Given data -
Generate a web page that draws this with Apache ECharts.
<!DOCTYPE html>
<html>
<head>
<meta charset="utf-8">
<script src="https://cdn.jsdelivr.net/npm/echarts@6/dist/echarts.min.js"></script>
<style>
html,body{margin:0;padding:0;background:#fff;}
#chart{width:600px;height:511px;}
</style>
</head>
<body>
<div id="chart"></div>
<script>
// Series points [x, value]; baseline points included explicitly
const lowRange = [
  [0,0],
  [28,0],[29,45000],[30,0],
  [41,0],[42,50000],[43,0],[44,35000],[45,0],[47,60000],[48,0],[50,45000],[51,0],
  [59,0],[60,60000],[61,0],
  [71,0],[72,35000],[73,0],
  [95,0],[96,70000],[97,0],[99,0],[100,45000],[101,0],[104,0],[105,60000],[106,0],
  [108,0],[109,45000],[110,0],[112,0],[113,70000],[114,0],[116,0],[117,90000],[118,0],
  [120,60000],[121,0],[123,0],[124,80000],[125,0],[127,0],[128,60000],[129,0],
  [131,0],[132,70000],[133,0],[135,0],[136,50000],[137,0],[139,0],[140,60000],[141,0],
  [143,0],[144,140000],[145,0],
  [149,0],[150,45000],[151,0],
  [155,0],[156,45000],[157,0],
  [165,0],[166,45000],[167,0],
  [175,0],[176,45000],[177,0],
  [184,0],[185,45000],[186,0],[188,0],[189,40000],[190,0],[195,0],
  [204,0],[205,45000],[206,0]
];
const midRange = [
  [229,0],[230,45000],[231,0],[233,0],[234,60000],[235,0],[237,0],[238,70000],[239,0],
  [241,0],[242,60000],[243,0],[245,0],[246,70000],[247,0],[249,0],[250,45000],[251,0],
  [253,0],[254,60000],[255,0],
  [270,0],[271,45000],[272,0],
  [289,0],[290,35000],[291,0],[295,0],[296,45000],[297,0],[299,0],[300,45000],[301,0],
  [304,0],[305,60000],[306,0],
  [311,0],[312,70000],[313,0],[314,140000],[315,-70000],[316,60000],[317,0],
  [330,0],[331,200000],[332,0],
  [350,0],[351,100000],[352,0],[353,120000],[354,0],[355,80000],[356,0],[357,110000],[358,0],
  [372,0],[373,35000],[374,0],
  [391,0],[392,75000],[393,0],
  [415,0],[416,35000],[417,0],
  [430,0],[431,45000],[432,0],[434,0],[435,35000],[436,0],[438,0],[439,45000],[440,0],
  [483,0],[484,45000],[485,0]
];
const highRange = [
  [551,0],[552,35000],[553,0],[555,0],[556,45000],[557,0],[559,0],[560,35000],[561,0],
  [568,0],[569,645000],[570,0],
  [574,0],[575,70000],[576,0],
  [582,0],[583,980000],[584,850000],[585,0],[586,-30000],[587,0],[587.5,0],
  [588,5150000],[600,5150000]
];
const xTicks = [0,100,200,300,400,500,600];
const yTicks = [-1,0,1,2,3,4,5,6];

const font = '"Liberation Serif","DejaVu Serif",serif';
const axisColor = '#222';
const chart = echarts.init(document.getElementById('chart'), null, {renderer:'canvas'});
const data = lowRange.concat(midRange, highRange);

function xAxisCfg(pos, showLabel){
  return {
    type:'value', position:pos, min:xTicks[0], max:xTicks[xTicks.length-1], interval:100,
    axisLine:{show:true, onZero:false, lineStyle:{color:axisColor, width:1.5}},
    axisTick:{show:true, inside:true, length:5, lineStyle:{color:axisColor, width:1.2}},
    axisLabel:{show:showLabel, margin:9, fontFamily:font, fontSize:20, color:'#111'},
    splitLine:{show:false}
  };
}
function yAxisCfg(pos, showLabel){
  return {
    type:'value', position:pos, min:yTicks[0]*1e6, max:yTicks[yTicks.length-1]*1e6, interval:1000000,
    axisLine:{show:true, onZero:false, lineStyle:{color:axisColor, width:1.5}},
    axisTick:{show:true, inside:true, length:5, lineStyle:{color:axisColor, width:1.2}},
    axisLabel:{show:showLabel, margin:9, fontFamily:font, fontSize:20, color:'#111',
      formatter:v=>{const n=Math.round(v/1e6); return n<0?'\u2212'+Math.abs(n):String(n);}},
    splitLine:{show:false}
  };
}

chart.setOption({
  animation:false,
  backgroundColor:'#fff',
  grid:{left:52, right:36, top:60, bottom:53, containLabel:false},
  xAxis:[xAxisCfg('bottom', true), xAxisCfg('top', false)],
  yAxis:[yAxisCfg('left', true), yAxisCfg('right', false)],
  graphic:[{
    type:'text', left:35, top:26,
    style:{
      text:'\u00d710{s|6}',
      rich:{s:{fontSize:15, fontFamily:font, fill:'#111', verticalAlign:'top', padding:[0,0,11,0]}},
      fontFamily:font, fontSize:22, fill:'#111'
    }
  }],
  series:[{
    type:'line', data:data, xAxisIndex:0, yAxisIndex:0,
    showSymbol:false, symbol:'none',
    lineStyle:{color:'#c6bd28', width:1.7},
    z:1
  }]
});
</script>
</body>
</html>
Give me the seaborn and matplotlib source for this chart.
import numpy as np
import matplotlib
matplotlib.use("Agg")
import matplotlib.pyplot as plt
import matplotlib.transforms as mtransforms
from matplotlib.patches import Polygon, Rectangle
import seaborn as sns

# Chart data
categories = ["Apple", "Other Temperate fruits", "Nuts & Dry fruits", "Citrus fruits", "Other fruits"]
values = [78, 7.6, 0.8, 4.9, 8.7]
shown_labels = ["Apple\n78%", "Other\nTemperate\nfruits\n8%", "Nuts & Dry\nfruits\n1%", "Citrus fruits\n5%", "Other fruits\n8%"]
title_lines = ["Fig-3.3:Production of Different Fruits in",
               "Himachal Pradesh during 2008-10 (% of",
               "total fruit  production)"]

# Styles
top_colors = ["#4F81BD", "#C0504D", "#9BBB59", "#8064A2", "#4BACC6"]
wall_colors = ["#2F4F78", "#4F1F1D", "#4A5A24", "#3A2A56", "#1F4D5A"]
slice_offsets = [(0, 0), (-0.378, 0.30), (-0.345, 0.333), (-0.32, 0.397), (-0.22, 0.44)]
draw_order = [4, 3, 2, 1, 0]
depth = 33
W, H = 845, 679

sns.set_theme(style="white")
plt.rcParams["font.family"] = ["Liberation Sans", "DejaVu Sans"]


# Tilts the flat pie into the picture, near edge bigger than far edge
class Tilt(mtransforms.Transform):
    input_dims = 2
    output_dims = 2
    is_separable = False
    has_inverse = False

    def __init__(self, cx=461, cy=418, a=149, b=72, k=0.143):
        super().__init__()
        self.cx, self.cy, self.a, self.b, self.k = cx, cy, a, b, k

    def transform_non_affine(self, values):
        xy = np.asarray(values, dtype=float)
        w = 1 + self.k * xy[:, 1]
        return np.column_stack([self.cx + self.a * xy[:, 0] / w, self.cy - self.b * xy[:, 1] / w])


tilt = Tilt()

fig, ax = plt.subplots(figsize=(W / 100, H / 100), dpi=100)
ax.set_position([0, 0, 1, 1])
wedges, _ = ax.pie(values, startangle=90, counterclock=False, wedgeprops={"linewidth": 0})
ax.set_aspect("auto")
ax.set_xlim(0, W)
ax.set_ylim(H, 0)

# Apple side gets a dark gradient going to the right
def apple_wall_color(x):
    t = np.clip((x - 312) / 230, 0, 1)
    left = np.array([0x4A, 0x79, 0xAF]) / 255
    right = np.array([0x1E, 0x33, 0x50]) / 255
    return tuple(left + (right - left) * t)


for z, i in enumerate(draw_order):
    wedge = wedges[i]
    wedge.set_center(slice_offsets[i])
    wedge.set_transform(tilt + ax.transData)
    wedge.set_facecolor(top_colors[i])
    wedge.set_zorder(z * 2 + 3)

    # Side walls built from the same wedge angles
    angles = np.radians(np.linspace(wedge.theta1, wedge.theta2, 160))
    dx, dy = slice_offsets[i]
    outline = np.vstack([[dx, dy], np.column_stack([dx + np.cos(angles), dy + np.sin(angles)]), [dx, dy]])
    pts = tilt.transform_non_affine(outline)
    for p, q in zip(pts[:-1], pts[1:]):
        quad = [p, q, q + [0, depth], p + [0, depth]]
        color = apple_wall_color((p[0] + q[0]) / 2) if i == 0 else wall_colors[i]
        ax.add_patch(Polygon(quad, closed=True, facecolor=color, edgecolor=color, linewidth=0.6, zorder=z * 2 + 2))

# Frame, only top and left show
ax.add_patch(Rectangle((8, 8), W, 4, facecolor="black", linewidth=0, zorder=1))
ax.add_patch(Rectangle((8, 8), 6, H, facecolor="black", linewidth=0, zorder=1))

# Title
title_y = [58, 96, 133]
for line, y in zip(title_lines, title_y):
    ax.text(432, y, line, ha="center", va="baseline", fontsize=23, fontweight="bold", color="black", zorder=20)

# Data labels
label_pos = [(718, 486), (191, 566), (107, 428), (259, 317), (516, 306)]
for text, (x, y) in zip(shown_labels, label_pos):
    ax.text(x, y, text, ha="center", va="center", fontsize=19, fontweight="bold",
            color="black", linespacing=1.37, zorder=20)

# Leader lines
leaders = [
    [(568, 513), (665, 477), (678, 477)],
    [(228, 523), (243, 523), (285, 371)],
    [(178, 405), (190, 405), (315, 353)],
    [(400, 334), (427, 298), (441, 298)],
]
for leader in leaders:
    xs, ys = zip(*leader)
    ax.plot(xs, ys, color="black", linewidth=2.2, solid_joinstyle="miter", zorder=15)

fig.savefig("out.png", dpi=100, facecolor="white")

Task objective -
Using the listing, copy every line where the word "matplotlib" shows up.

Task result -
Give me the seaborn and matplotlib source for this chart.
import matplotlib
matplotlib.use("Agg")
import matplotlib.pyplot as plt
import matplotlib.transforms as mtransforms
from matplotlib.patches import Polygon, Rectangle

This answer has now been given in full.